Enclosure, Derrymore, Co. Clare
Co. Clare |
Enclosures
In the boggy ground of Derrymore, Co. Clare, cattle stand around a round feeder in the mud, entirely unaware that they are wintering inside what was once a defined prehistoric or early medieval enclosure.
The interior of the site is now a churned, waterlogged paddock, the kind of unremarkable farmyard corner that draws no second glance. Yet beneath the hooves and the mire, the faint geometry of an ancient boundary persists.
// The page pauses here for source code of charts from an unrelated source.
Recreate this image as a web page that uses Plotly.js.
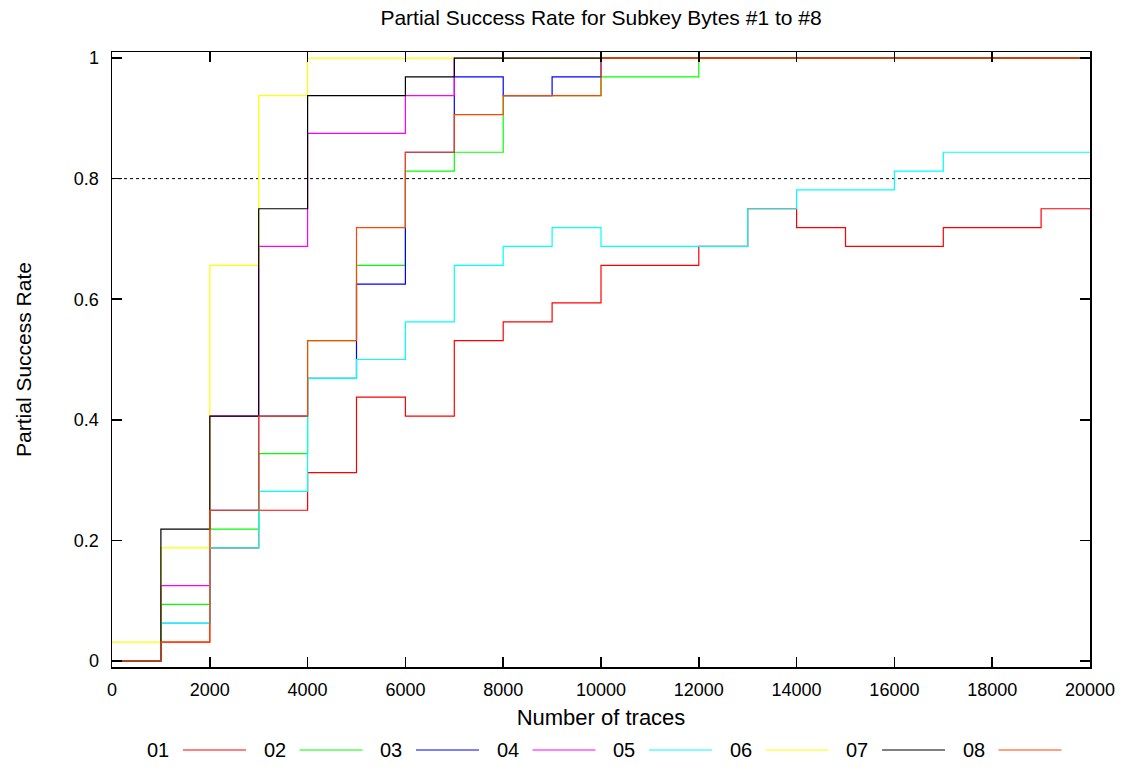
<!DOCTYPE html>
<html>
<head>
<meta charset="utf-8">
<script src="https://cdn.plot.ly/plotly-3.0.1.min.js"></script>
<style>
  html, body { margin: 0; padding: 0; background: #fff; }
  #chart { width: 1134px; height: 771px; }
</style>
</head>
<body>
<div id="chart"></div>
<script>
// Number of traces at which the success rate was evaluated
const traceCounts = [0, 1000, 2000, 3000, 4000, 5000, 6000, 7000, 8000, 9000, 10000,
  11000, 12000, 13000, 14000, 15000, 16000, 17000, 18000, 19000, 20000];

// Partial success rate per subkey byte
const byte01 = [0, 0.03125, 0.1875, 0.25, 0.3125, 0.4375, 0.40625, 0.53125, 0.5625, 0.59375, 0.65625,
  0.65625, 0.6875, 0.75, 0.71875, 0.6875, 0.6875, 0.71875, 0.71875, 0.75, 0.75];
const byte02 = [0, 0.09375, 0.21875, 0.34375, 0.53125, 0.65625, 0.8125, 0.84375, 0.9375, 0.9375, 0.96875,
  0.96875, 1, 1, 1, 1, 1, 1, 1, 1, 1];
const byte03 = [0, 0.0625, 0.25, 0.40625, 0.46875, 0.625, 0.84375, 0.96875, 0.9375, 0.96875, 1,
  1, 1, 1, 1, 1, 1, 1, 1, 1, 1];
const byte04 = [0, 0.125, 0.40625, 0.6875, 0.875, 0.875, 0.9375, 1, 1, 1, 1,
  1, 1, 1, 1, 1, 1, 1, 1, 1, 1];
const byte05 = [0, 0.0625, 0.1875, 0.28125, 0.46875, 0.5, 0.5625, 0.65625, 0.6875, 0.71875, 0.6875,
  0.6875, 0.6875, 0.75, 0.78125, 0.78125, 0.8125, 0.84375, 0.84375, 0.84375, 0.84375];
const byte06 = [0.03125, 0.1875, 0.65625, 0.9375, 1, 1, 1, 1, 1, 1, 1,
  1, 1, 1, 1, 1, 1, 1, 1, 1, 1];
const byte07 = [0, 0.21875, 0.40625, 0.75, 0.9375, 0.9375, 0.96875, 1, 1, 1, 1,
  1, 1, 1, 1, 1, 1, 1, 1, 1, 1];
const byte08 = [0, 0.03125, 0.25, 0.40625, 0.53125, 0.71875, 0.84375, 0.90625, 0.9375, 0.9375, 1,
  1, 1, 1, 1, 1, 1, 1, 1, 1, 1];

const seriesNames = ['01', '02', '03', '04', '05', '06', '07', '08'];
const seriesValues = [byte01, byte02, byte03, byte04, byte05, byte06, byte07, byte08];
const seriesColors = ['#ff0000', '#00ff00', '#0000ff', '#ff00ff', '#00ffff', '#ffff00', '#000000', '#ff4500'];

// Target rate drawn as a dotted guide
const targetRate = 0.8;

const yTickVals = [0, 0.2, 0.4, 0.6, 0.8, 1];
const yTickText = ['0', '0.2', '0.4', '0.6', '0.8', '1'];
const xTickVals = [0, 2000, 4000, 6000, 8000, 10000, 12000, 14000, 16000, 18000, 20000];

const FONT = 'Liberation Sans, Arial, sans-serif';

const traces = seriesValues.map((vals, i) => ({
  type: 'scatter',
  mode: 'lines',
  name: seriesNames[i],
  x: traceCounts,
  y: vals,
  line: { color: seriesColors[i], width: 1.2, shape: 'hv' },
  showlegend: false,
  hoverinfo: 'x+y+name'
}));

// Plot box geometry (pixels) used for the bottom key
const W = 1134, H = 771;
const margin = { l: 112, r: 44, t: 52, b: 104 };
const plotW = W - margin.l - margin.r;
const plotH = H - margin.t - margin.b;
const toPaperX = px => (px - margin.l) / plotW;
const toPaperY = py => (H - margin.b - py) / plotH;

// Key below the axis: label first, then a sample of the line
const keyY = 750, keyStep = 116.5;
const annotations = [];
const shapes = [{
  type: 'line', xref: 'x', yref: 'y',
  x0: traceCounts[0], x1: traceCounts[traceCounts.length - 1], y0: targetRate, y1: targetRate,
  line: { color: '#000', width: 1, dash: 'dot' }, layer: 'below'
}];
seriesNames.forEach((name, i) => {
  annotations.push({
    xref: 'paper', yref: 'paper',
    x: toPaperX(158 + keyStep * i), y: toPaperY(keyY),
    xanchor: 'center', yanchor: 'middle',
    text: name, showarrow: false,
    font: { family: FONT, size: 20, color: '#000' }
  });
  shapes.push({
    type: 'line', xref: 'paper', yref: 'paper',
    x0: toPaperX(183 + keyStep * i), x1: toPaperX(246 + keyStep * i),
    y0: toPaperY(keyY), y1: toPaperY(keyY),
    line: { color: seriesColors[i], width: 1.2 }
  });
});

const axisCommon = {
  showline: true, linecolor: '#000', linewidth: 1.5,
  mirror: 'ticks', ticks: 'inside', ticklen: 10, tickwidth: 1.5, tickcolor: '#000',
  showgrid: false, zeroline: false,
  tickfont: { family: FONT, size: 18, color: '#000' }
};

const layout = {
  width: W, height: H,
  margin: margin,
  paper_bgcolor: '#fff', plot_bgcolor: '#fff',
  font: { family: FONT, color: '#000' },
  title: {
    text: 'Partial Success Rate for Subkey Bytes #1 to #8',
    x: 0.5, xref: 'paper', y: 1 - 18 / H, yref: 'container', yanchor: 'middle',
    font: { family: FONT, size: 21, color: '#000' }
  },
  xaxis: Object.assign({}, axisCommon, {
    range: [0, 20000],
    tickvals: xTickVals, tickformat: 'd',
    ticklabelstandoff: 6,
    title: { text: 'Number of traces', standoff: 10, font: { family: FONT, size: 22, color: '#000' } }
  }),
  yaxis: Object.assign({}, axisCommon, {
    range: [-0.01, 1.01],
    tickvals: yTickVals, ticktext: yTickText,
    ticklabelstandoff: 8,
    title: { text: 'Partial Success Rate', standoff: 36, font: { family: FONT, size: 21, color: '#000' } }
  }),
  shapes: shapes,
  annotations: annotations
};

Plotly.newPlot('chart', traces, layout, { displayModeBar: false, staticPlot: true });
</script>
</body>
</html>
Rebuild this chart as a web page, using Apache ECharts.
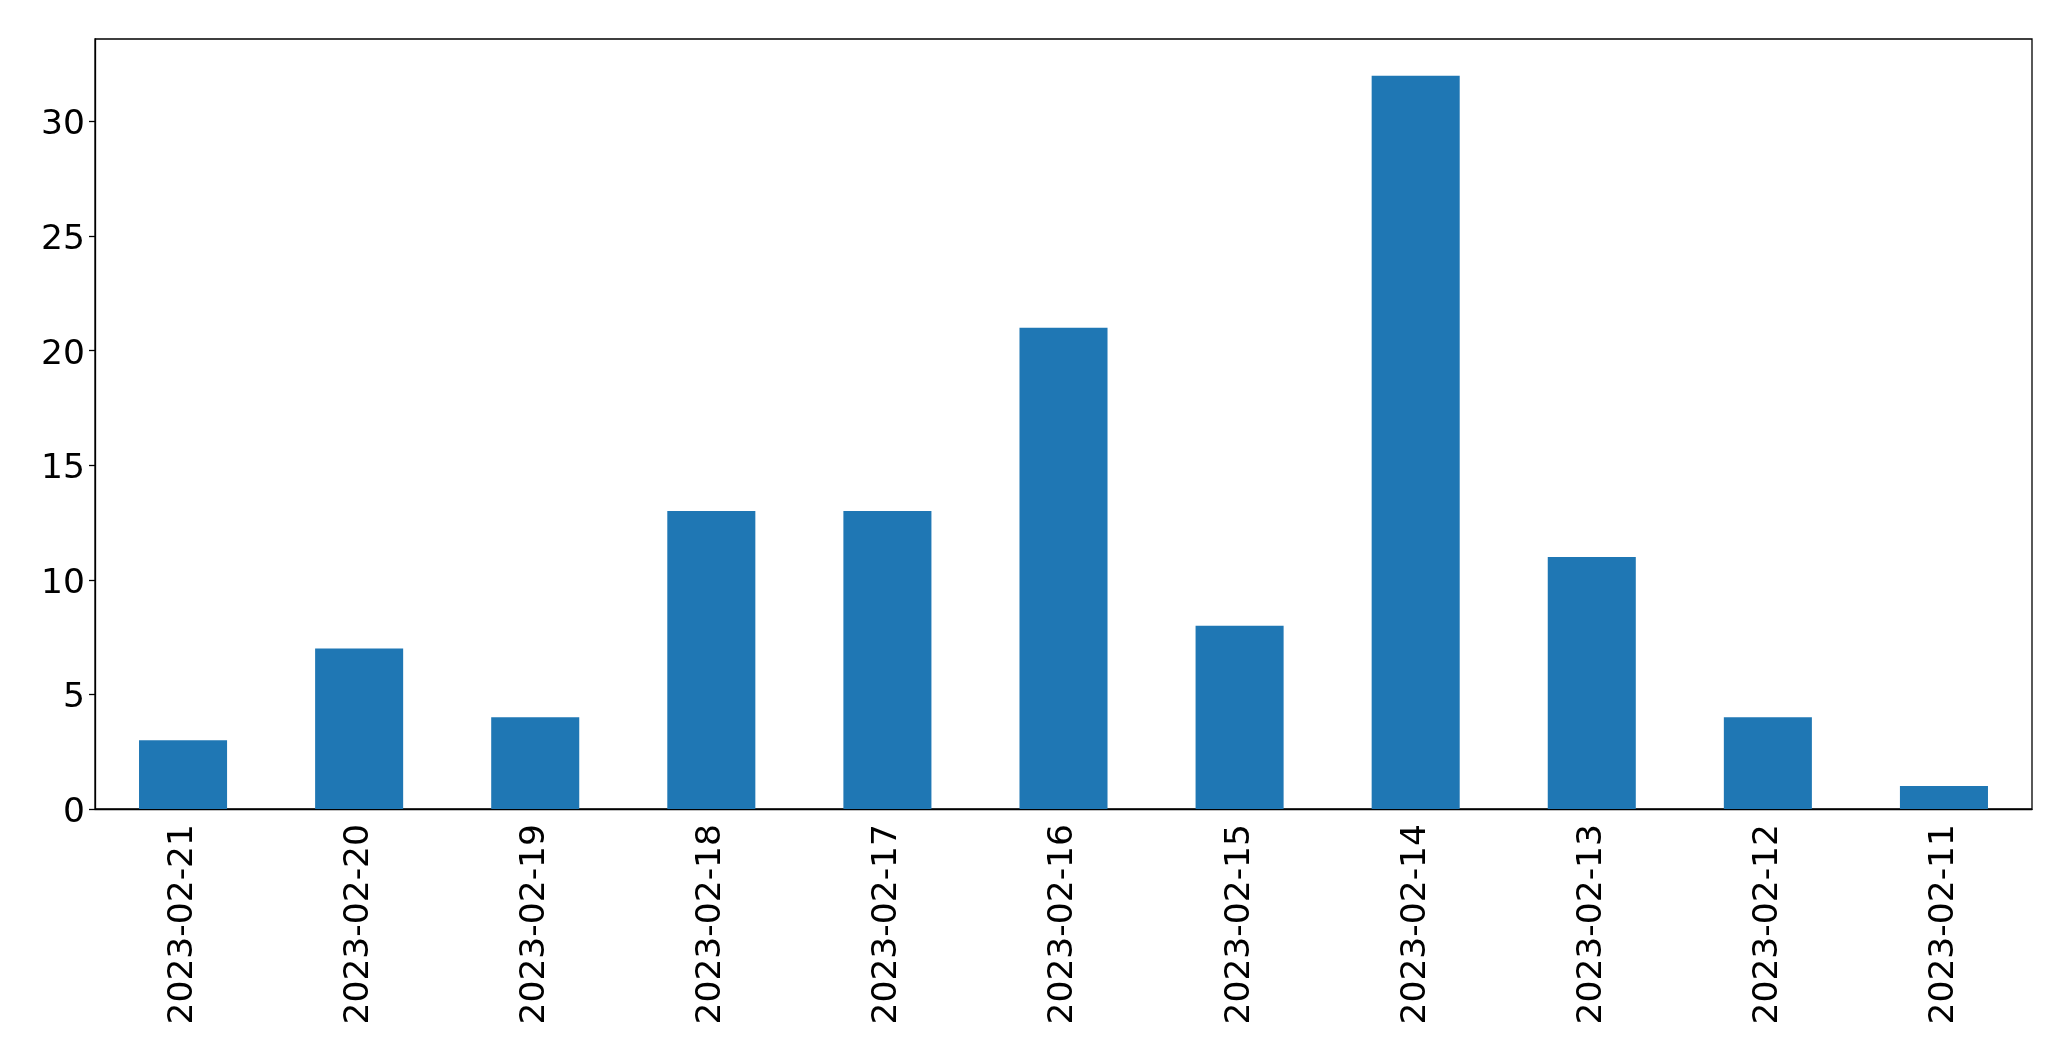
<!DOCTYPE html>
<html>
<head>
<meta charset="utf-8">
<script src="https://cdn.jsdelivr.net/npm/echarts@6/dist/echarts.min.js"></script>
<style>html,body{margin:0;padding:0;background:#fff}#c{width:2071px;height:1061px}</style>
</head>
<body>
<div id="c"></div>
<script>
const categories = ['2023-02-21','2023-02-20','2023-02-19','2023-02-18','2023-02-17','2023-02-16','2023-02-15','2023-02-14','2023-02-13','2023-02-12','2023-02-11'];
const values = [3, 7, 4, 13, 13, 21, 8, 32, 11, 4, 1];
const yTicks = [0, 5, 10, 15, 20, 25, 30];

const chart = echarts.init(document.getElementById('c'), null, {renderer: 'canvas'});
const font = 'DejaVu Sans';
chart.setOption({
  animation: false,
  backgroundColor: '#fff',
  grid: {left: 95, top: 39, right: 39, bottom: 252, show: true, borderColor: '#000', borderWidth: 1.3, backgroundColor: 'transparent'},
  xAxis: {
    type: 'category',
    data: categories,
    boundaryGap: true,
    axisLine: {lineStyle: {color: '#000', width: 1.3}},
    axisTick: {alignWithLabel: true, length: 6, lineStyle: {color: '#000', width: 1.3}},
    axisLabel: {rotate: 90, color: '#000', fontFamily: font, fontSize: 34.5, margin: 15, interval: 0}
  },
  yAxis: {
    type: 'value',
    min: 0,
    max: 33.6,
    interval: 5,
    splitLine: {show: false},
    axisLine: {show: true, lineStyle: {color: '#000', width: 1.3}},
    axisTick: {show: true, length: 6, lineStyle: {color: '#000', width: 1.3}},
    axisLabel: {color: '#000', fontFamily: font, fontSize: 34.5, margin: 10, showMaxLabel: false,
      formatter: v => yTicks.includes(v) ? '{a|' + v + '}' : '',
      rich: {a: {fontFamily: font, fontSize: 34.5, color: '#000', padding: [8, 0, 0, 0]}}}
  },
  series: [{
    type: 'bar',
    data: values,
    barWidth: '50%',
    itemStyle: {color: '#1f77b4'}
  }]
});
</script>
</body>
</html>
The enclosure was noted as long ago as 1908 or 1909, when the antiquarian T. J. Westropp recorded it simply as a 'levelled earthwork', a label that tells its own story about the site's condition even then. The 25-inch Ordnance Survey map depicts an oval roughly 35 metres north to south and 40 metres east to west, defined by a single enclosing bank. An enclosure of this type, a roughly circular or oval area bounded by an earthen bank, is a form found widely across Ireland, often associated with early medieval settlement or agricultural use, though the type alone rarely settles questions of date or purpose. What survives at Derrymore is a partial arc of that bank, running for approximately 37 metres from the west-northwest to the east-northeast. It is low and heavily denuded, rising only about 35 centimetres on its outer face and a mere 15 centimetres internally, with an overall width of just under four metres. The rest of the circuit has been levelled or cut through: a farm driveline bisects one section, a haggard, the yard area traditionally used for stacking hay or grain, has truncated another, and further stretches have simply been flattened over time. A small pond sits just to the north-northeast, and a second enclosure lies approximately 107 metres to the east-southeast, hinting that this corner of Derrymore was once a more structured landscape than its current appearance suggests.